Good News?

"Disbelief." Image by Brian Evans via Flickr; licensed under CC BY-ND 2.0.

Responses to sermons are always, well, interesting. Isn’t that true, dear Working Preachers?

People will say to you, “great sermon, Pastor!” and you thought it was mediocre at best. You will get virtually no comments at all on a sermon that you thought knocked it out of the park. Parishioners will tell you what they heard, when you are quite sure you said no such thing. Or, two weeks, two months, even two years later someone will share with you something about your sermon they remembered. And, for the life of you, you cannot recall a thing about said sermon. But it’s not often that the response to your preaching is a desire to throw you off the nearest cliff. But maybe, more of our sermons should indeed elicit such a reaction.

In Luke, rejection to the “Good News” brackets Jesus’ ministry. Jesus’ hometown sermon in Nazareth, his first public act in Luke’s Gospel, has the crowd ready to cast him off a precipice. And Jesus’ empty tomb will be met with “well, that’s just a bunch of crap” (Luke 24:11).

As Anna Carter Florence says in Preaching Moment 10, if the people in our pews aren’t regularly yelling “nonsense” (the censored translation) we may not be preaching the fullness of the text in front of us, the fullness of the Gospel.

What’s the offense? That Jesus is for those we’d rather forget? That Jesus is for others that just may be in line before us? That Jesus actually imagines the meaning of and purpose for his ministry as coming to fullness and fruition without our input and control? All of the above?

There is a homiletical clue in all of this: the good news is just too good to be true.

What do we do with this rejection that seems to lie at the heart of the Gospel? Well, I know what we don’t do. We don’t attempt some sort of hermeneutical gymnastics to twist the text into a manageable message. We don’t sit back and convince ourselves that a softer, more acceptable Gospel will get more people in church. We don’t default to innocuous sermons that tote the denominational line, certain not to ruffle any feathers.

No one is saved by our concerns to play it safe. No one is saved by our decisions to protect parishioners from the challenges of believing. And no one is saved when we ameliorate that which is inherently meant to disturb and disrupt. We are talking about the Gospel, after all, which led to Jesus being executed. When we make the Gospel easier to swallow, we make the cross just death alone. When we make the Gospel a more pleasing option for life, we have then said that the empty tomb isn’t really true. When we make the Gospel simply an option for living, we have forgotten that it’s also a choice about dying.

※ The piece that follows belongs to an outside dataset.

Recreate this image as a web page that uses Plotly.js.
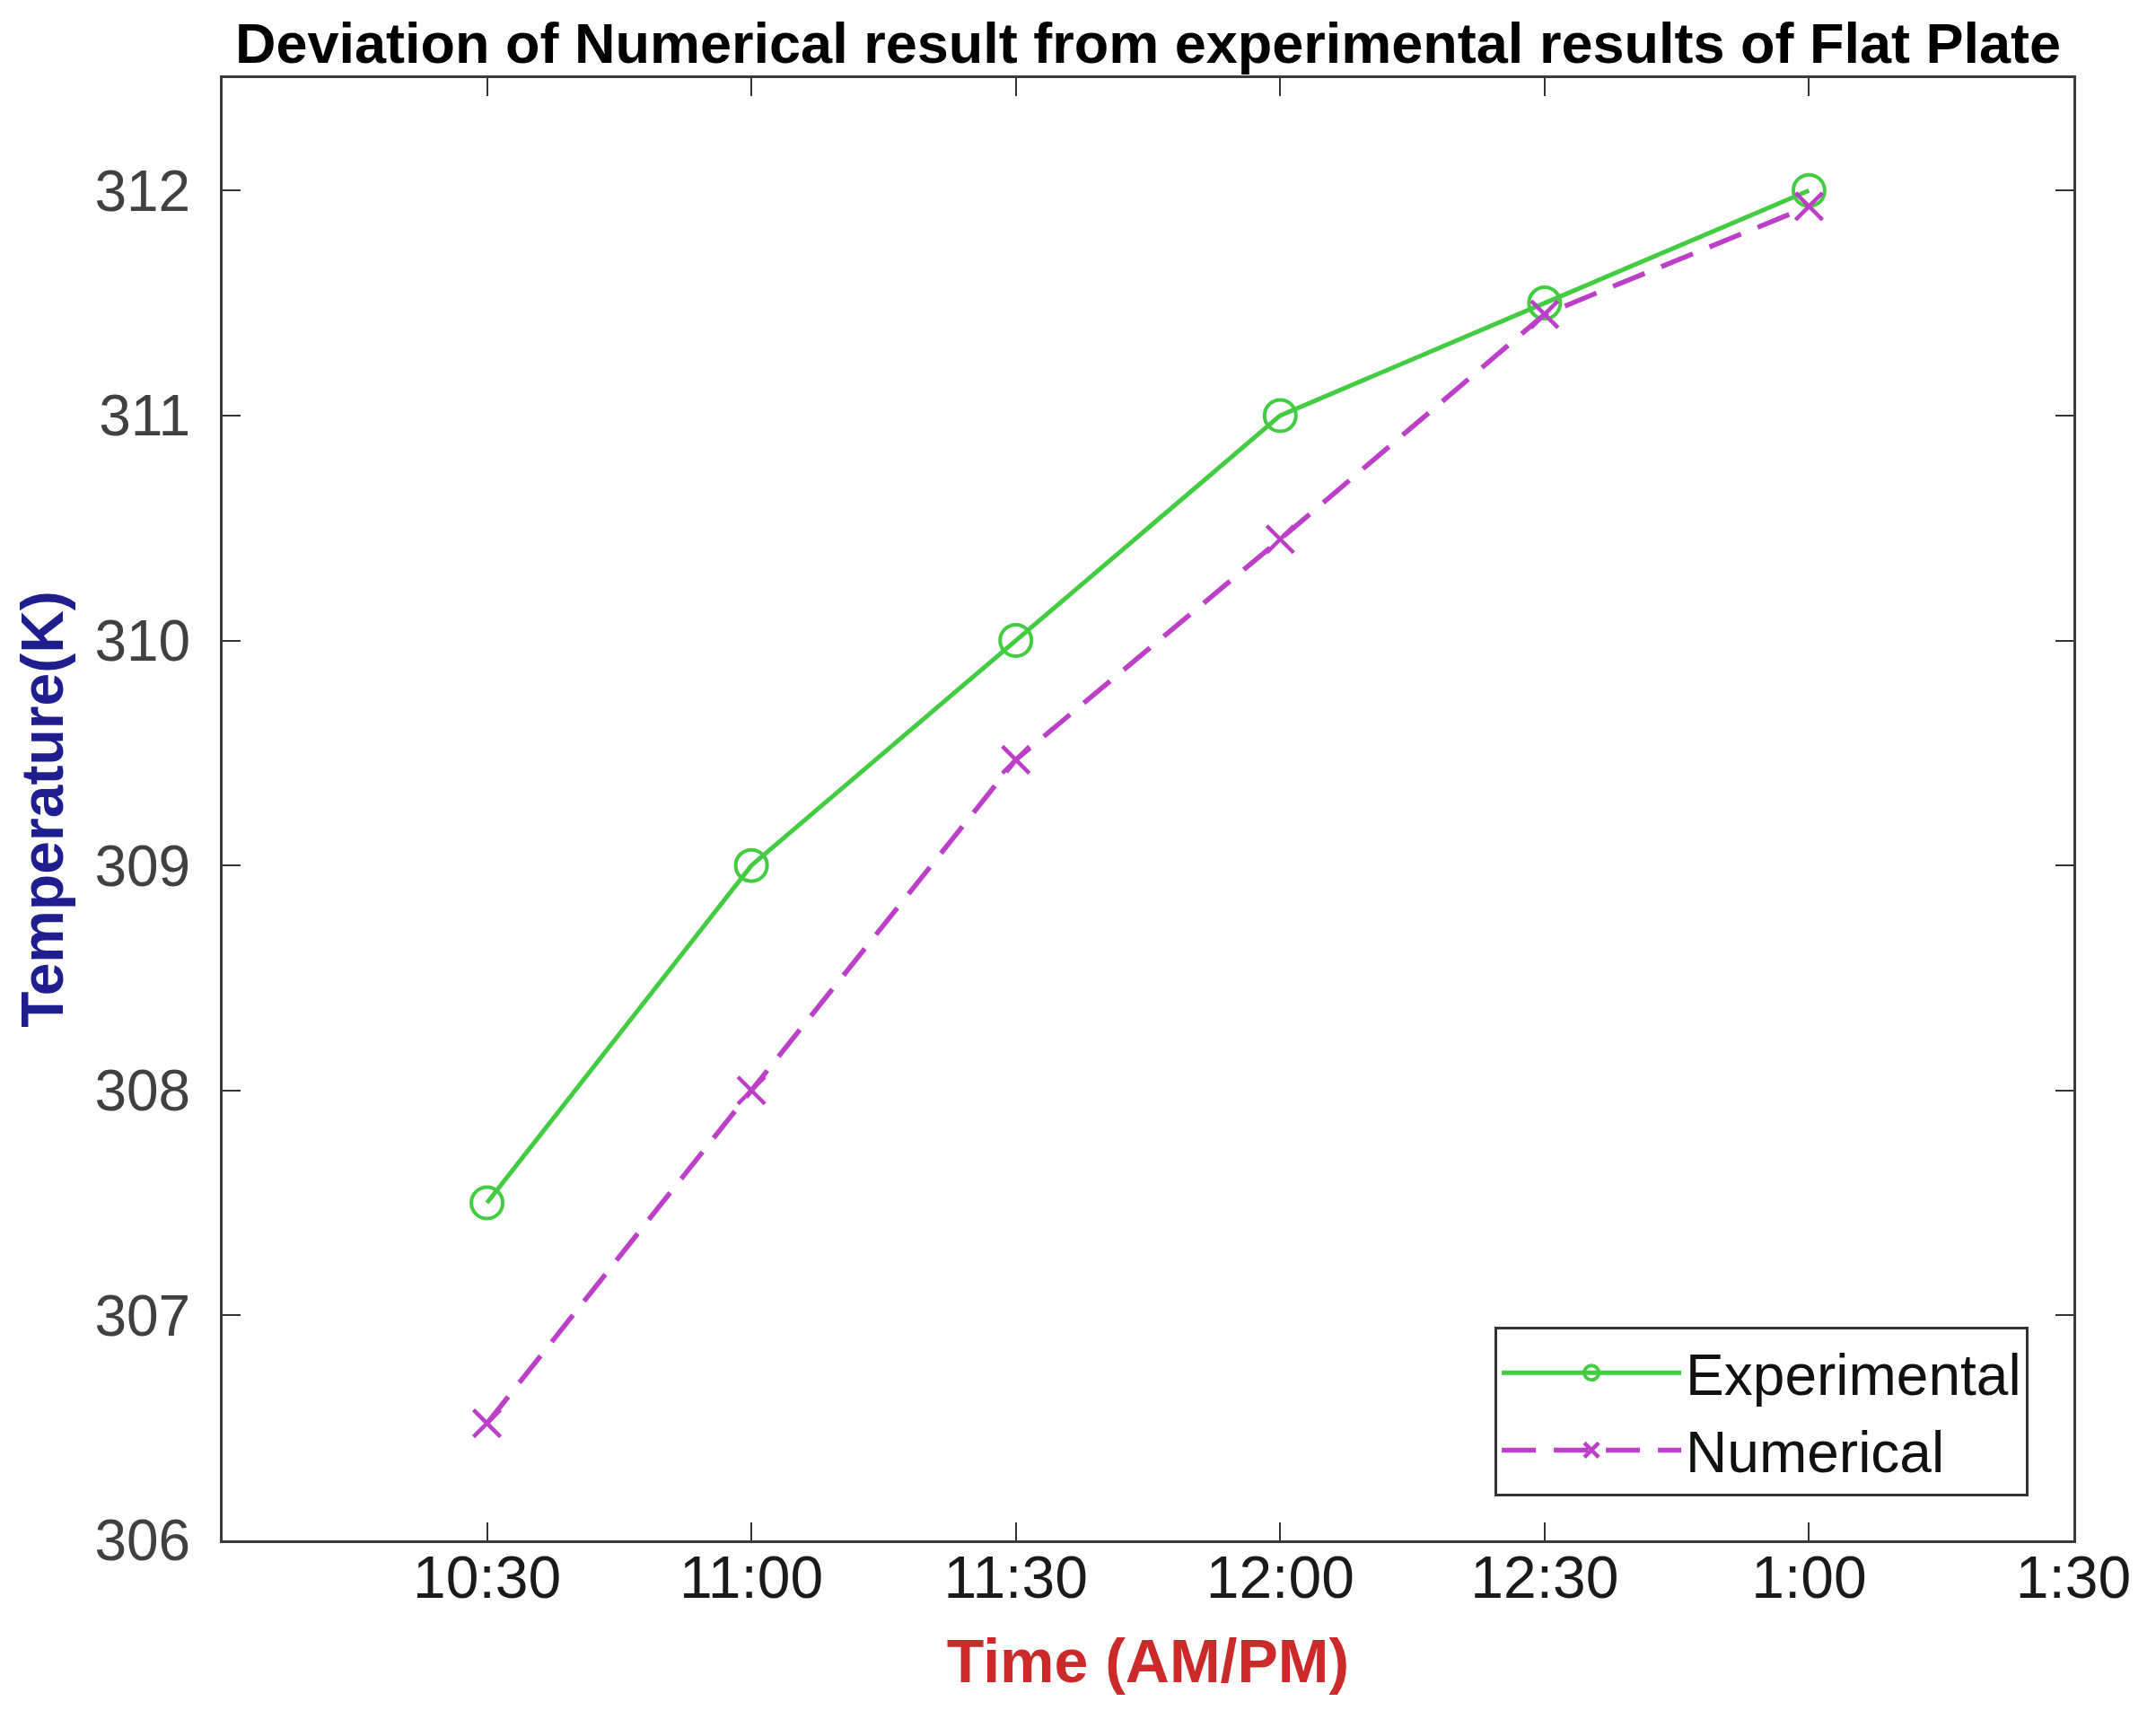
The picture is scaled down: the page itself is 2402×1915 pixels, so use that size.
<!DOCTYPE html>
<html>
<head>
<meta charset="utf-8">
<script src="https://cdn.plot.ly/plotly-3.0.1.min.js"></script>
<style>
  html, body { margin: 0; padding: 0; background: #ffffff; }
  #chart { width: 2402px; height: 1915px; }
</style>
</head>
<body>
<div id="chart"></div>
<script>
// Tick labels on the time axis (last one has no data)
var timeLabels = ["10:30", "11:00", "11:30", "12:00", "12:30", "1:00", "1:30"];
// Times at which the measurements were taken
var sampleTimes = ["10:30", "11:00", "11:30", "12:00", "12:30", "1:00"];
// Temperature (K)
var experimental = [307.5, 309.0, 310.0, 311.0, 311.5, 312.0];
var numerical    = [306.52, 308.0, 309.47, 310.45, 311.45, 311.93];
var yTicks = [306, 307, 308, 309, 310, 311, 312];

var traces = [
  {
    x: sampleTimes, y: experimental, name: "Experimental",
    type: "scatter", mode: "lines+markers",
    line: { color: "#42cc42", width: 5 },
    marker: { symbol: "circle-open", size: 35, color: "#42cc42", line: { width: 4, color: "#42cc42" } }
  },
  {
    x: sampleTimes, y: numerical, name: "Numerical",
    type: "scatter", mode: "lines+markers",
    line: { color: "#bc3fc8", width: 5.5, dash: "38px,20px" },
    marker: { symbol: "x-thin-open", size: 30, color: "#bc3fc8", line: { width: 4.5, color: "#bc3fc8" } }
  }
];

var axisCommon = {
  showline: true, linecolor: "#3a3a3a", linewidth: 3,
  mirror: "ticks", ticks: "inside", ticklen: 20, tickwidth: 2, tickcolor: "#333333",
  showgrid: false, zeroline: false
};

var layout = {
  width: 2402, height: 1915,
  paper_bgcolor: "#ffffff", plot_bgcolor: "#ffffff",
  margin: { l: 248, r: 92, t: 87, b: 199 },
  showlegend: true,
  title: {
    text: "Deviation of Numerical result from experimental results of Flat Plate",
    font: { family: "Liberation Sans, Arial, sans-serif", size: 63, color: "#000000", weight: "bold" },
    x: 0.5, xanchor: "center", xref: "paper",
    y: 1 - 48 / 1915, yanchor: "middle", yref: "container"
  },
  xaxis: Object.assign({}, axisCommon, {
    type: "category",
    categoryorder: "array", categoryarray: timeLabels,
    range: [-1, 6],
    tickmode: "array", tickvals: timeLabels, ticktext: timeLabels,
    tickfont: { family: "Liberation Sans, Arial, sans-serif", size: 66, color: "#1a1a1a" },
    ticklabelstandoff: -18,
    title: {
      text: "Time (AM/PM)",
      font: { family: "Liberation Sans, Arial, sans-serif", size: 68, color: "#cc2a2a", weight: "bold" },
      standoff: 34
    }
  }),
  yaxis: Object.assign({}, axisCommon, {
    range: [306, 312.5],
    tickmode: "array", tickvals: yTicks, ticktext: yTicks.map(String),
    tickfont: { family: "Liberation Sans, Arial, sans-serif", size: 64, color: "#404040" },
    ticklabelstandoff: 20,
    title: {
      text: "Temperature(K)",
      font: { family: "Liberation Sans, Arial, sans-serif", size: 66, color: "#1e1e8e", weight: "bold" },
      standoff: 14
    }
  }),
  legend: {
    x: 0.9758, xanchor: "right", y: 0.030, yanchor: "bottom",
    bgcolor: "#ffffff", bordercolor: "#333333", borderwidth: 3,
    font: { family: "Liberation Sans, Arial, sans-serif", size: 64, color: "#111111" },
    itemwidth: 200, tracegroupgap: 0
  }
};

Plotly.newPlot("chart", traces, layout, { staticPlot: true, displayModeBar: false });
</script>
</body>
</html>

We can never take the Gospel for granted. Because too many do. Too many make the Gospel utilitarian. Use it for their own gain and profit. For their own self-gratification and self-adulation. For their own sense of accomplishment and advantage. Which is, of course, the exact opposite of Jesus’ sermon in Nazareth.

Because when in these times and in these days the Gospel is a mere plug for a vote, a mere platform for a party, a mere summary for belief systems, we need the sermon at Nazareth more than ever. A sermon willing to name the truth. A sermon that calls out when and where hypocrisy trumps authenticity. And a sermon that is willing to stand on and be preached from a kind of truth known from one’s very soul. That’s the kind of preaching we need. Preaching, as Anna Carter Florence says, that knows it has to take the rejection of the Good News — and not take it personally.

And so, dear Working Preachers, this week we lean into the palpable discomfort of the Gospel, we acknowledge that what Jesus preaches is hard as hell, and admit that we ourselves sometimes wish to yell, excuse me, “bullshit.”

We admit that it is hard to carry the weight of believing for all. It is hard to hold the burden of faith for others. And it is hard to preach what you yourself have questioned in your darkest moments.

This is not sermon to say we would have responded differently to Jesus’ message. This is not the sermon to suggest that in our hindsight, we could have made better sense of Jesus’ sermon or welcomed it without question. This is not the sermon to propose that were we there, we would have had a different reaction.

Instead, perhaps, it’s the sermon, a rare sermon indeed, to acknowledge just how challenging the “Good News” really is. Just how difficult the Gospel is to hear. And that even with our deepest urge to yell, “that’s nonsense,” it’s the greatest news we will ever hear.